Nory Jones, a professor of management information systems at UMaine, stated that there was some modification done to her course curriculums.

“The teams substituted virtual teamwork to complete assignments rather than doing [team projects] in the classroom,” Jones said.

Additionally, exams for her courses were moved to Blackboard, rather than being completed in person.

McGuire described the transition from conventional learning to remote learning in less than two weeks as “an enormous challenge.” Many courses rely on collaborative efforts, and transitioning that coordination to a remote environment proved to be challenging.

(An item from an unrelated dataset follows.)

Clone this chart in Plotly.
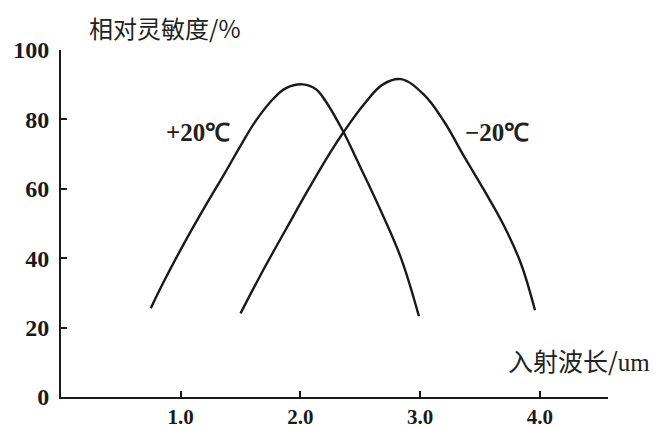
import plotly.graph_objects as go

# Data
wavelength_p20 = [0.75, 0.87, 1.04, 1.21, 1.37, 1.48, 1.62, 1.77, 1.88, 2.02, 2.13, 2.21, 2.35, 2.50, 2.67, 2.84, 2.99]
sens_p20 = [25.6, 34.0, 45.0, 55.3, 64.6, 71.2, 79.2, 85.8, 89.0, 90.1, 88.7, 85.3, 77.0, 66.3, 53.8, 40.1, 23.3]

wavelength_m20 = [1.50, 1.69, 1.89, 2.08, 2.25, 2.36, 2.53, 2.69, 2.84, 3.03, 3.20, 3.36, 3.53, 3.70, 3.84, 3.96]
sens_m20 = [24.1, 36.6, 49.0, 60.6, 70.5, 76.3, 84.3, 90.1, 91.6, 87.2, 79.4, 69.8, 59.9, 49.4, 38.7, 25.0]

x_ticks = [1.0, 2.0, 3.0, 4.0]
x_tick_labels = ["1.0", "2.0", "3.0", "4.0"]
y_ticks = [0, 20, 40, 60, 80, 100]
y_tick_labels = ["0", "20", "40", "60", "80", "100"]

line_color = "#1a1a1a"
serif = "Liberation Serif, Times New Roman, serif"
cjk = "Noto Sans CJK SC, sans-serif"

fig = go.Figure()
for xs, ys in ((wavelength_p20, sens_p20), (wavelength_m20, sens_m20)):
    fig.add_trace(go.Scatter(x=xs, y=ys, mode="lines",
                             line=dict(color=line_color, width=2.4, shape="spline", smoothing=1.1),
                             showlegend=False, hoverinfo="skip"))

ytickfont = dict(family=serif, size=24, color="#1a1a1a", weight="bold")
xtickfont = dict(family=serif, size=21, color="#1a1a1a", weight="bold")

# page body has an 8px default margin, so the figure is sized to fit the window
fig.update_layout(
    width=650, height=420,
    margin=dict(l=53, r=50, t=42, b=31),
    paper_bgcolor="white", plot_bgcolor="white",
    xaxis=dict(range=[0, 4.57], showgrid=False, zeroline=False, automargin=False,
               showline=True, linecolor=line_color, linewidth=2,
               ticks="inside", ticklen=6, tickwidth=2, tickcolor=line_color,
               tickvals=x_ticks, ticktext=x_tick_labels, tickfont=xtickfont),
    yaxis=dict(range=[0, 100], showgrid=False, zeroline=False, automargin=False,
               showline=True, linecolor=line_color, linewidth=2,
               ticks="inside", ticklen=6, tickwidth=2, tickcolor=line_color,
               ticklabelstandoff=5,
               tickvals=y_ticks, ticktext=y_tick_labels, tickfont=ytickfont),
    annotations=[
        dict(text="相对灵敏度/%", xref="paper", yref="paper", x=0.19, y=1.065,
             xanchor="center", yanchor="middle",
             showarrow=False, font=dict(family=cjk, size=24, color="#222")),
        dict(text="入射波长/<span style='font-family:Liberation Serif'>um</span>",
             xref="x", yref="y", x=4.33, y=10.7, xanchor="center", yanchor="middle",
             showarrow=False, font=dict(family=cjk, size=25, color="#222")),
        dict(text="+20℃", xref="x", yref="y", x=1.145, y=76.1,
             showarrow=False, font=dict(family=serif, size=25, color="#222", weight="bold")),
        dict(text="−20℃", xref="x", yref="y", x=3.645, y=76.1,
             showarrow=False, font=dict(family=serif, size=25, color="#222", weight="bold")),
    ],
)

fig.write_html("out.html")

“[For my courses the transition] required coordination of two courses across three instructors, one lab coordinator, 12 teachers-assistants, six Maine Learning Assistants (MLAs), one work-study student, and around 500 students,” McGuire said.

Jones stated that the most challenging part of the transition for her would be finding ways to make up for the loss of in-person interactions that occurred in classes for activities like case-studies and team projects.

“Many of my colleagues and I use an active learning, experiential approach, which is difficult to provide remotely,” Jones said.

Jones added that with a positive attitude to take on these new challenges and approaches, she feels as though this could actually be a different, but excellent, learning experience. She feels that being adaptive and finding innovative approaches to conduct remote learning is a great skill, especially in the business world.

“[I hope that] there is also greater respect and appreciation for our incredible UMaine Center for Innovation in Teaching and Learning (CITL) staff,” McGuire said. “They have been instrumental in making this shift online possible and helping keep it focused on a compassionate approach to student learning in this crisis.”